One last point needs to be added:  the main character, Sinan, has written a book with the title Ahlat Ağacı. The film’s plot is actually driven by Sinan’s various attempts to find a way to publish the book.  The shared title suggests that the film may be the cinematic version of the book.  Sinan’s name brings to mind the most famous Ottoman architect of all, who rose from obscure (Greek? Armenian?) origins, through the janissary corps, into the lodge of royal architects. One wonders if this was deliberate on Ceylan’s part, but in any case, the film’s Sinan (too?) is trying to carve a path for himself through literature.
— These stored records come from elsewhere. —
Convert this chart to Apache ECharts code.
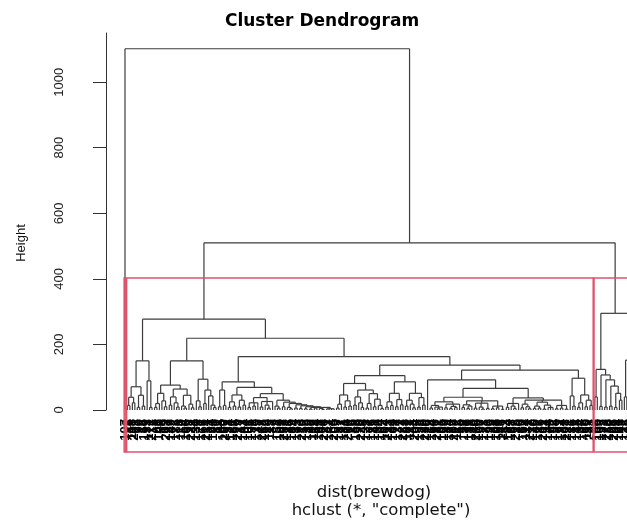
<!DOCTYPE html>
<html>
<head>
<meta charset="utf-8">
<script src="https://cdn.jsdelivr.net/npm/echarts@6/dist/echarts.min.js"></script>
<style>html,body{margin:0;padding:0;background:#fff}#main{width:627px;height:525px}</style>
</head>
<body>
<div id="main"></div>
<script>
// merges are [height, child, child, ...]; a plain number is a leaf (its row label)
var yTicks = [0, 200, 400, 600, 800, 1000];
var plotBottom = -128;   // lower edge of the plot region, rect.hclust boxes end here

var outlier = 107;

var clusterB1 = [150,
  [71, [39, [14, 2, 45], [22, 118, 201]], [45, [8, 77, 90], [12, 13, 156]]],
  [89, 33, [8, 171, 212]]
];

var clusterB2a = [150,
  [76,
    [51, [20, [8, 5, 61], 140], [28, 88, [10, 19, 203]]],
    [64, [40, [15, 27, 149], [22, 72, [9, 185, 3]]], [45, [12, 110, [6, 54, 166]], [18, 98, [7, 222, 41]]]]
  ],
  [94, [28, 130, [10, 8, 177]], [61, [20, 66, 214], [43, 151, [15, 24, [8, 193, 80]]]]]
];

var clusterB2bLeft = [86,
  [61, [10, 11, 95], [14, 160, 207]],
  [69,
    [46, [25, [8, 38, 124], [12, 181, 56]], [30, [9, 229, 17], [15, 143, 84]]],
    [50,
      [38, [22, [8, 101, 6], [12, 191, 70], 135], [26, [9, 47, 218], [15, 162, [6, 29, 115]], 87]],
      [30, [12, 9, [6, 152, 199]], [24, [10, 68, 233], [20, [8, 121, [4, 36, 189]], [16, [6, 14, 173], [13, [5, 92, 210], [10, [4, 52, 139], [8, [3, 25, 196], [6, 113, 64], [5, 168, [2, 43, 226]], [4, 81, 147, 4, 205]]]]]]]]
    ]
  ]
];

var clusterB2bRL = [105,
  [81,
    [46, [18, [6, 59, 187], 22], [28, [9, 131, 74], [12, 200, 16]]],
    [61, [40, [15, 35, 158], [22, 99, [8, 220, 48]]], [50, [20, [6, 123, 7], 176], [33, [10, 85, 141], [14, 30, [5, 194, 62]]]]]
  ],
  [86,
    [51, [25, [9, 104, 213], [14, 21, 169]], [32, [10, 78, 137], [16, 1, 227]]],
    [51, [30, [12, 58, 182], [18, 117, [7, 44, 204]]], [38, [9, 93, 155], [15, 26, 230]]]
  ]
];

var clusterB2bRR = [122,
  [92, 126,
    [66,
      [39,
        [25, [14, [6, 18, 164], [9, 96, [4, 231, 51], 105]], [18, [7, 129, 39], [11, [5, 174, 82], [8, 209, 112]], 65]],
        [28, [16, [8, 10, 153], [12, [5, 76, 188], 133]], [21, [6, 40, 216], [9, 100, [3, 57, 178]], [5, 31, 190]], [12, [4, 125, 23], [7, 198, 69], [2, 146, 211]]]
      ],
      [37,
        [20, [8, 53, 184], [12, 138, [5, 67, 225]], 20],
        [30, [18, [7, 89, 159], [10, 114, [4, 32, 217]]], [24, [12, [5, 170, 46], [6, 127, 86]], [15, [3, 202, 11], [8, 144, 75, 192]]], [14, [4, 55, 179], [6, 97, 134], [3, 108, 221]]]
      ]
    ]
  ],
  [97, [43, 71, [12, 186, 12]], [46, [22, [8, 145, 34], 197], [30, [10, 60, 119], [14, 223, 91]]]]
];

var clusterCLeft = [124, [40, 42, 165], [107, [11, 109, 195], [92, [9, 73, 228], [73, [12, 150, 28], [51, [8, 206, 94], [30, 161, 49]]]]]];
var clusterCRight = [152, [40, 122, 15], [120, [30, 183, 79], [60, 232, [20, 136, 50]]]];

var tree = [1102, outlier,
  [510,
    [277, clusterB1, [219, clusterB2a, [163, clusterB2bLeft, [137, clusterB2bRL, clusterB2bRR]]]],
    [295, clusterCLeft, clusterCRight]
  ]
];

// lay the tree out like plot.hclust: leaves at 1..n, parents over the middle of their children
var segs = [], leaves = [], heights = [];
function place(node) {
  if (typeof node === 'number') {
    leaves.push([leaves.length + 1, node]);
    var i = leaves.length;
    return { x: i, h: 0, first: i, last: i, kids: [] };
  }
  var h = node[0];
  var kids = node.slice(1).map(place);
  var a = kids[0], b = kids[kids.length - 1];
  kids.forEach(function (k) { segs.push([k.x, k.h, k.x, h]); });
  segs.push([a.x, h, b.x, h]);
  heights.push(h);
  return { x: (a.x + b.x) / 2, h: h, first: a.first, last: b.last, kids: kids };
}
var rootInfo = place(tree);

// rect.hclust(k = 3)
heights.sort(function (a, b) { return b - a; });
var rectTop = (heights[1] + heights[2]) / 2;
function cut(info) {
  if (info.h < rectTop) return [info];
  return info.kids.reduce(function (acc, k) { return acc.concat(cut(k)); }, []);
}
var rects = cut(rootInfo).map(function (c) { return [c.first - 0.34, c.last + 0.33, rectTop]; });

var chart = echarts.init(document.getElementById('main'));

chart.setOption({
  animation: false,
  title: {
    text: 'Cluster Dendrogram',
    left: 317, top: 8, textAlign: 'center',
    textStyle: { fontFamily: 'DejaVu Sans', fontWeight: 'bold', fontSize: 17, color: '#000' }
  },
  grid: [
    { left: 106, right: 0, top: 33, bottom: 73 },
    { left: 106, right: 0, top: 33, bottom: 115 }
  ],
  xAxis: [
    { gridIndex: 0, type: 'value', min: -6.72, max: 205.07, show: false },
    { gridIndex: 1, type: 'value', min: 0, max: 1, show: false }
  ],
  yAxis: [
    { gridIndex: 0, type: 'value', min: plotBottom, max: 1150, show: false },
    {
      gridIndex: 1, type: 'value', min: 0, max: 1150,
      axisLine: { show: true, lineStyle: { color: '#333', width: 1 } },
      axisTick: { show: true, length: 13, customValues: yTicks, lineStyle: { color: '#333' } },
      axisLabel: { customValues: yTicks, rotate: 90, margin: 40, fontSize: 13, color: '#222', fontFamily: 'Liberation Sans',
                   formatter: function (v) { return String(v); } },
      splitLine: { show: false }
    }
  ],
  graphic: [
    { type: 'text', x: 21, y: 243, rotation: Math.PI / 2,
      style: { text: 'Height', fontSize: 13, fontFamily: 'Liberation Sans', fill: '#111', align: 'center', verticalAlign: 'middle' } },
    { type: 'text', x: 374, y: 493,
      style: { text: 'dist(brewdog)', fontSize: 16.5, fontFamily: 'DejaVu Sans', fill: '#111', align: 'center', verticalAlign: 'middle' } },
    { type: 'text', x: 381, y: 511,
      style: { text: 'hclust (*, "complete")', fontSize: 16.5, fontFamily: 'DejaVu Sans', fill: '#111', align: 'center', verticalAlign: 'middle' } }
  ],
  series: [
    {
      type: 'custom', xAxisIndex: 0, yAxisIndex: 0, silent: true,
      data: segs,
      encode: { x: [0, 2], y: [1, 3] },
      renderItem: function (params, api) {
        var p = api.coord([api.value(0), api.value(1)]);
        var q = api.coord([api.value(2), api.value(3)]);
        return { type: 'line', shape: { x1: p[0], y1: p[1], x2: q[0], y2: q[1] },
                 style: { stroke: '#3c3c3c', lineWidth: 1.2 } };
      }
    },
    {
      type: 'custom', xAxisIndex: 0, yAxisIndex: 0, silent: true,
      data: leaves,
      encode: { x: 0 },
      renderItem: function (params, api) {
        var p = api.coord([api.value(0), 0]);
        return { type: 'text', x: p[0], y: p[1] + 9, rotation: Math.PI / 2,
                 style: { text: String(leaves[params.dataIndex][1]), fontSize: 13, fontWeight: 'bold',
                          fontFamily: 'Liberation Sans', fill: '#000', align: 'right', verticalAlign: 'middle' } };
      }
    },
    {
      type: 'custom', xAxisIndex: 0, yAxisIndex: 0, silent: true,
      data: rects,
      encode: { x: [0, 1], y: 2 },
      renderItem: function (params, api) {
        var p = api.coord([api.value(0), api.value(2)]);
        var q = api.coord([api.value(1), plotBottom]);
        return { type: 'rect', shape: { x: p[0], y: p[1], width: q[0] - p[0], height: q[1] - p[1] },
                 style: { fill: 'none', stroke: '#DF536B', lineWidth: 1.5 } };
      }
    }
  ]
});
</script>
</body>
</html>
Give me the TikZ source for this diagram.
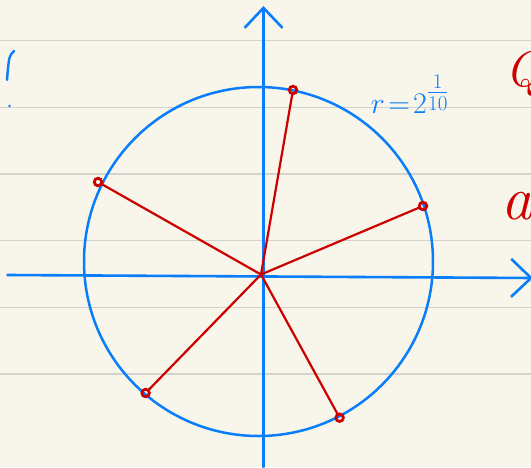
\RequirePackage{fix-cm}
\documentclass[tikz,border=0pt]{standalone}
\usepackage{amsmath,amssymb}
\usepackage{tikz}
\usetikzlibrary{arrows.meta}
\usepackage{xcolor}
\definecolor{paper}{RGB}{248,245,234}
\definecolor{ruling}{RGB}{210,210,207}
\definecolor{pen}{RGB}{10,125,250}
\definecolor{ink}{RGB}{205,0,0}

\begin{document}
\begin{tikzpicture}[x=1pt,y=-1pt,>={Straight Barb[length=20pt,width=38pt]},
  axis/.style={pen,line width=2.6pt,line cap=round},
  ray/.style={ink,line width=2.2pt},
  dot/.style={draw=ink,line width=2.8pt,circle,inner sep=0pt,minimum size=7.5pt,outer sep=0pt},
  scrawl/.style={text=ink,font=\fontsize{50}{52}\selectfont\itshape,anchor=west,inner sep=0pt}]
\useasboundingbox (0,0) rectangle (531,467);
\clip (0,0) rectangle (531,467);
\fill[paper] (0,0) rectangle (531,467);
\foreach \y in {40.6,107.3,174,240.7,307.4,374} \draw[ruling,line width=1.5pt] (0,\y) -- (531,\y);
\coordinate (xs) at (7.5,275);
\coordinate (xe) at (533,278);
\coordinate (ys) at (263.5,467);
\coordinate (ye) at (263.5,6);
\draw[axis,->] (xs) -- (xe);
\draw[axis,->] (ys) -- (ye);
\node[circle,draw=pen,line width=2.5pt,minimum size=349pt,inner sep=0pt] (unit) at (258.5,261.5) {};
\coordinate (O) at (261,274.5);
\node[dot] (z1) at (293,90) {};
\node[dot] (z2) at (423,206) {};
\node[dot] (z3) at (98,182) {};
\node[dot] (z4) at (145.6,393) {};
\node[dot] (z5) at (339.6,417.7) {};
\foreach \k in {1,...,5} \draw[ray] (O) -- (z\k);
\node[text=pen,font=\fontsize{30}{32}\selectfont,inner sep=0pt] (rad) at (410,94) {$r\!=\!2^{\textstyle\frac{1}{10}}$};
\node[scrawl] (q) at (505,74) {Q};
\node[scrawl,font=\fontsize{62}{64}\selectfont\itshape] (a) at (501,206) {a};
\draw[pen,line width=2.4pt,line cap=round] (14,51) .. controls (9,56) .. (7,80);
\fill[pen] (9.5,106) circle (1.4pt);
\end{tikzpicture}
\end{document}
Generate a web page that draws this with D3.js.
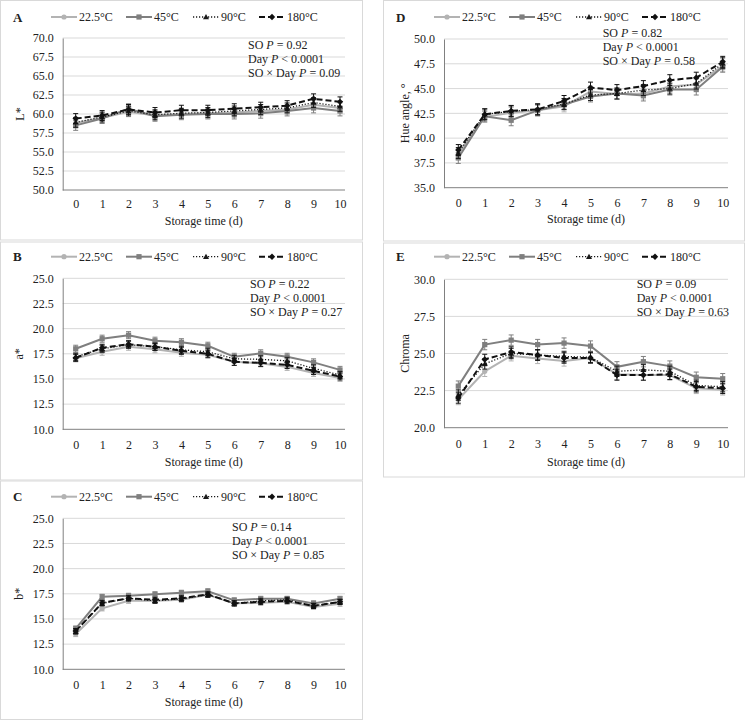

More emphatically, Sinan’s personal struggle strongly suggests an autobiographical element.  Ceylan grew up in a small town slightly to the east of Çan, which is a one-hour bus ride east of Çanakkale (on the Dardanelles) over the Kayacı Mountains.  That is the area of Turkey that classicists refer to as the Troad, using a Greek word originating from the Hittite language. It also features the ruins of Troy, a thirty-minute drive south of Çanakkale.  Ceylan’s home town is called Yenice, and he had to start from the bottom, with no help whatsoever, to make his own name in Turkish cinema. This is perhaps echoed in the way Sinan is trying to break out through literature.